▶ _Extracted entries_
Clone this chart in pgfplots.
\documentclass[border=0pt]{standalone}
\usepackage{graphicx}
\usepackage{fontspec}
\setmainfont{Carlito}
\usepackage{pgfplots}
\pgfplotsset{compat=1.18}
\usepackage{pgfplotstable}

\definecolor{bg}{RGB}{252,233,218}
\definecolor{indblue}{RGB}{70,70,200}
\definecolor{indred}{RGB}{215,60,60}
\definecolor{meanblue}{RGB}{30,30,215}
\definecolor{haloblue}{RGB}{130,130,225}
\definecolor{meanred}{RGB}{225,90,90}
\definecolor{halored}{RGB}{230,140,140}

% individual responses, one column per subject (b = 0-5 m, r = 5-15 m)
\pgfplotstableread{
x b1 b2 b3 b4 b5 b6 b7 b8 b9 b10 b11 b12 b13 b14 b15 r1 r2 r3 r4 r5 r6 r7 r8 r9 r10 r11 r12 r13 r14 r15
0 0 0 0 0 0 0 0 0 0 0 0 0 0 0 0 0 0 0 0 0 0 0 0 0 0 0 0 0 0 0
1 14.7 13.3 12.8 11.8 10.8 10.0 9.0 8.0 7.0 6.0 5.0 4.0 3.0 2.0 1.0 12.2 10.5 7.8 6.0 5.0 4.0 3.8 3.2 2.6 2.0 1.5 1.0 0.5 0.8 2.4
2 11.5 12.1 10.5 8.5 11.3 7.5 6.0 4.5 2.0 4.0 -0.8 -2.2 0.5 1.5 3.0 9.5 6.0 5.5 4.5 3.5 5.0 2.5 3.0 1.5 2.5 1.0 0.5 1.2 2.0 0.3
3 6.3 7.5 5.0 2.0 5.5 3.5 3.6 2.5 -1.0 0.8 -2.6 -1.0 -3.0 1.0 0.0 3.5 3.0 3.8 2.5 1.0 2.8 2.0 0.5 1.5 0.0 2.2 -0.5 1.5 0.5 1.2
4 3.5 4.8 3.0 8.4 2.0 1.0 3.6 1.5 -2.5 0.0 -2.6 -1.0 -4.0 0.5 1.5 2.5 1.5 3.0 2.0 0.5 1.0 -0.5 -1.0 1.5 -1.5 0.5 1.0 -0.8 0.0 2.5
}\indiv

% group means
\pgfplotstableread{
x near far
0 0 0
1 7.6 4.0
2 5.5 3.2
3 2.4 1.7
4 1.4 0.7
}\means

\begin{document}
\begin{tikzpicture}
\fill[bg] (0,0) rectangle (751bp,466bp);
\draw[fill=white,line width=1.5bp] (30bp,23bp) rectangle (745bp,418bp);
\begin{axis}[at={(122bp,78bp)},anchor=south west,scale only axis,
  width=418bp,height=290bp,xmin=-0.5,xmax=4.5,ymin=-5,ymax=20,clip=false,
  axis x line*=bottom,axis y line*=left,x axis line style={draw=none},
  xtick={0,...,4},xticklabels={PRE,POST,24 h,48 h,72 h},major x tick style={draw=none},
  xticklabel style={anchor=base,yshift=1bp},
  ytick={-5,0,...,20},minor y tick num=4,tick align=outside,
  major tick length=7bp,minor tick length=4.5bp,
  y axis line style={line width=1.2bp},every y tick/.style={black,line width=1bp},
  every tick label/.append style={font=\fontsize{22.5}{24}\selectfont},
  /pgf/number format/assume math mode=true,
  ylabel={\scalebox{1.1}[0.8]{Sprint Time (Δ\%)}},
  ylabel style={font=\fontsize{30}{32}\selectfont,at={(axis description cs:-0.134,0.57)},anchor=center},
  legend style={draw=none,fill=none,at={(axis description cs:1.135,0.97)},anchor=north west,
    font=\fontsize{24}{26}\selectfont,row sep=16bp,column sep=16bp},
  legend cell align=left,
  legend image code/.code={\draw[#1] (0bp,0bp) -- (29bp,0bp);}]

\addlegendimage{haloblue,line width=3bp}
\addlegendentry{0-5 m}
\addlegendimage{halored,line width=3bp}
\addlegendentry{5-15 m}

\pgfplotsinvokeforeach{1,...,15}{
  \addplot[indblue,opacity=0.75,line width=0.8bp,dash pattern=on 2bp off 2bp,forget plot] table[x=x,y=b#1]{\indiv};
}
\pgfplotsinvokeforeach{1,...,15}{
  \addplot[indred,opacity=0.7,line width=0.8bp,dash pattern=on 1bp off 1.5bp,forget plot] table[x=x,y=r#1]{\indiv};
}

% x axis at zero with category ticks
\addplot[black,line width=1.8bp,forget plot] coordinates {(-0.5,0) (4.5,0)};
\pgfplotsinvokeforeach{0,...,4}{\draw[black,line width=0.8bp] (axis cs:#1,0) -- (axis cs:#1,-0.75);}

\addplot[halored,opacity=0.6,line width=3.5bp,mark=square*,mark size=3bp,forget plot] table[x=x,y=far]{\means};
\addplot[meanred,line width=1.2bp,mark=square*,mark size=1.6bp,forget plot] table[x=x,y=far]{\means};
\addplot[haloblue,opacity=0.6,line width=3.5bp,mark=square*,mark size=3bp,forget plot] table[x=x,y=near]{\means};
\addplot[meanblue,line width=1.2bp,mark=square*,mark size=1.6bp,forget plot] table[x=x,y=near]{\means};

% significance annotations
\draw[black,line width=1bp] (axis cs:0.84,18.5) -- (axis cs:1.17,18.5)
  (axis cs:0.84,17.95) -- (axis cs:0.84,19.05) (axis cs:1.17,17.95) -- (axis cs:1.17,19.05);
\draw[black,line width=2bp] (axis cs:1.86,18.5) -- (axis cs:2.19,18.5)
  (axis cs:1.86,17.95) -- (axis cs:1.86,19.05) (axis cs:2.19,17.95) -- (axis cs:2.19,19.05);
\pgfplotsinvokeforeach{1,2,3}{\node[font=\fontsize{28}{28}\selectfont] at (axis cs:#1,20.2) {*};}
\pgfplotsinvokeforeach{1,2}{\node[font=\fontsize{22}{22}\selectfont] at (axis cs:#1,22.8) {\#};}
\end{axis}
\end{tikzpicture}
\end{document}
---
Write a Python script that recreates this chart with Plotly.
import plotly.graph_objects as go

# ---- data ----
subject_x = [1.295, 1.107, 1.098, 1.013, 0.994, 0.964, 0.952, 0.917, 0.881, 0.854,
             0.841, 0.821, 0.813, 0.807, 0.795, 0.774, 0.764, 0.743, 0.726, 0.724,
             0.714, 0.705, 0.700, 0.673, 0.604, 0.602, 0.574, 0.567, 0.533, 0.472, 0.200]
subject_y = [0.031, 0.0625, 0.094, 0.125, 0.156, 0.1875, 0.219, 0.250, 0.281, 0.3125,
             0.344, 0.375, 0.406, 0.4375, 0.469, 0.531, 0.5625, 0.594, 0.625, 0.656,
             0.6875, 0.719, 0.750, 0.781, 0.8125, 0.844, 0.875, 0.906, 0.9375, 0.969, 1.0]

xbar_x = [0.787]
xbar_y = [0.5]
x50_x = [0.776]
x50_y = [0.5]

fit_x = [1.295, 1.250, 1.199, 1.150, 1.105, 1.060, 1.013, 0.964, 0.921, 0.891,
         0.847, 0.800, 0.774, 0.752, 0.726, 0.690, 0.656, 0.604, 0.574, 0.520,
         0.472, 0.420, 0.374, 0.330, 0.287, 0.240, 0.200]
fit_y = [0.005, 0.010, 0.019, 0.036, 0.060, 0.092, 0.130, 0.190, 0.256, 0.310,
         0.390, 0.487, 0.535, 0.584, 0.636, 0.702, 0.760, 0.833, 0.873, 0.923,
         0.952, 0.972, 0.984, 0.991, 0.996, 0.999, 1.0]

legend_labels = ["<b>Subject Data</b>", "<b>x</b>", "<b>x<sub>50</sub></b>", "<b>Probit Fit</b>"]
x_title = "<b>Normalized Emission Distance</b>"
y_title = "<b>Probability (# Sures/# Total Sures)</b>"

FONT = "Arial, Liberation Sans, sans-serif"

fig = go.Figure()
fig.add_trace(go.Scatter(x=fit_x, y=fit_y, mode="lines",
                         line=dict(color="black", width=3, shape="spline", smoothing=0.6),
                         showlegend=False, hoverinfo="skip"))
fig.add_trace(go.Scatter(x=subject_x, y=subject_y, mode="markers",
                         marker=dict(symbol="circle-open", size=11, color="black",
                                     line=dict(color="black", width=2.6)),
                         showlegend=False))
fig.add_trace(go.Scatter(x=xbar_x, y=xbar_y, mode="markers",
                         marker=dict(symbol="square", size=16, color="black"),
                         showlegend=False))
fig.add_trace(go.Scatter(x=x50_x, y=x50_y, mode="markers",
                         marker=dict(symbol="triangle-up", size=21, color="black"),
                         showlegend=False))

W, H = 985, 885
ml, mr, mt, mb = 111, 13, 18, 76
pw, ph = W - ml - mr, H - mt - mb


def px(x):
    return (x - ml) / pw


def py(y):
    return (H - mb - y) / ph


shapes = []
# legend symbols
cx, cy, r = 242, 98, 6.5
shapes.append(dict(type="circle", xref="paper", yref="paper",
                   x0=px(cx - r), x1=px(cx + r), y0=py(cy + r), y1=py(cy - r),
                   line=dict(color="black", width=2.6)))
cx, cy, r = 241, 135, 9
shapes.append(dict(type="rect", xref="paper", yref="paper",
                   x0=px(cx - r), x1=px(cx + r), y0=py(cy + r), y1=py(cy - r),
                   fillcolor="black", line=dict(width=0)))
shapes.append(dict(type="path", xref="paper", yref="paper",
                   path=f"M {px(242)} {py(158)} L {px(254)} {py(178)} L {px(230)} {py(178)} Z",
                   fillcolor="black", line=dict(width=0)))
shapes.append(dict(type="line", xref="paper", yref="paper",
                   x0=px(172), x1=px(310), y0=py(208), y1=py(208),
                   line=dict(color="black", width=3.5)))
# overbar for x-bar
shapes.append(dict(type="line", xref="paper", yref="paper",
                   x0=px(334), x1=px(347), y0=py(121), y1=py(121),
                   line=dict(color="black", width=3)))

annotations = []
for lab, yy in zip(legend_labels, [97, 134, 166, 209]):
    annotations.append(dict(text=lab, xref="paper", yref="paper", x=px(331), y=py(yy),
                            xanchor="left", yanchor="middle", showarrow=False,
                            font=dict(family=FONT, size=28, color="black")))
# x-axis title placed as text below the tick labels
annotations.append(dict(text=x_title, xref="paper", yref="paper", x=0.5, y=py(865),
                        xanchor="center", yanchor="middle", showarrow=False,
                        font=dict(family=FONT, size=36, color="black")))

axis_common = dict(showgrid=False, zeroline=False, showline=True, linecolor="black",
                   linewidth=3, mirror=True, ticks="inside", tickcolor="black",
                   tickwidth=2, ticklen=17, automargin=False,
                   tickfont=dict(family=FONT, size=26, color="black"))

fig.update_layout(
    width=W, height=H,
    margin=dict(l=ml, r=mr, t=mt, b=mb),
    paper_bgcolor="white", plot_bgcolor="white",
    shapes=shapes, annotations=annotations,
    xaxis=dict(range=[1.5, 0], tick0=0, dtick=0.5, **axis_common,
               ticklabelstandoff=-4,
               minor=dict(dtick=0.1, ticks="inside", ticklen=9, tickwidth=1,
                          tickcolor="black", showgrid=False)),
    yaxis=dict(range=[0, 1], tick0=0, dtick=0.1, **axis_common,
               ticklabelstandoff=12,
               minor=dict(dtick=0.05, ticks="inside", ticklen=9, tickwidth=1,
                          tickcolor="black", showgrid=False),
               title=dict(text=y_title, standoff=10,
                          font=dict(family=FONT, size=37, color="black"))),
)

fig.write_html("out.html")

▶ _What you will do_
Reproduce verbatim the lines above, from the line with "Write a Python" through the line with "0.952, 0.972, 0.984, 0.991, 0.996, 0.999, 1.0]".

▶ _Task solution_
Write a Python script that recreates this chart with Plotly.
import plotly.graph_objects as go

# ---- data ----
subject_x = [1.295, 1.107, 1.098, 1.013, 0.994, 0.964, 0.952, 0.917, 0.881, 0.854,
             0.841, 0.821, 0.813, 0.807, 0.795, 0.774, 0.764, 0.743, 0.726, 0.724,
             0.714, 0.705, 0.700, 0.673, 0.604, 0.602, 0.574, 0.567, 0.533, 0.472, 0.200]
subject_y = [0.031, 0.0625, 0.094, 0.125, 0.156, 0.1875, 0.219, 0.250, 0.281, 0.3125,
             0.344, 0.375, 0.406, 0.4375, 0.469, 0.531, 0.5625, 0.594, 0.625, 0.656,
             0.6875, 0.719, 0.750, 0.781, 0.8125, 0.844, 0.875, 0.906, 0.9375, 0.969, 1.0]

xbar_x = [0.787]
xbar_y = [0.5]
x50_x = [0.776]
x50_y = [0.5]

fit_x = [1.295, 1.250, 1.199, 1.150, 1.105, 1.060, 1.013, 0.964, 0.921, 0.891,
         0.847, 0.800, 0.774, 0.752, 0.726, 0.690, 0.656, 0.604, 0.574, 0.520,
         0.472, 0.420, 0.374, 0.330, 0.287, 0.240, 0.200]
fit_y = [0.005, 0.010, 0.019, 0.036, 0.060, 0.092, 0.130, 0.190, 0.256, 0.310,
         0.390, 0.487, 0.535, 0.584, 0.636, 0.702, 0.760, 0.833, 0.873, 0.923,
         0.952, 0.972, 0.984, 0.991, 0.996, 0.999, 1.0]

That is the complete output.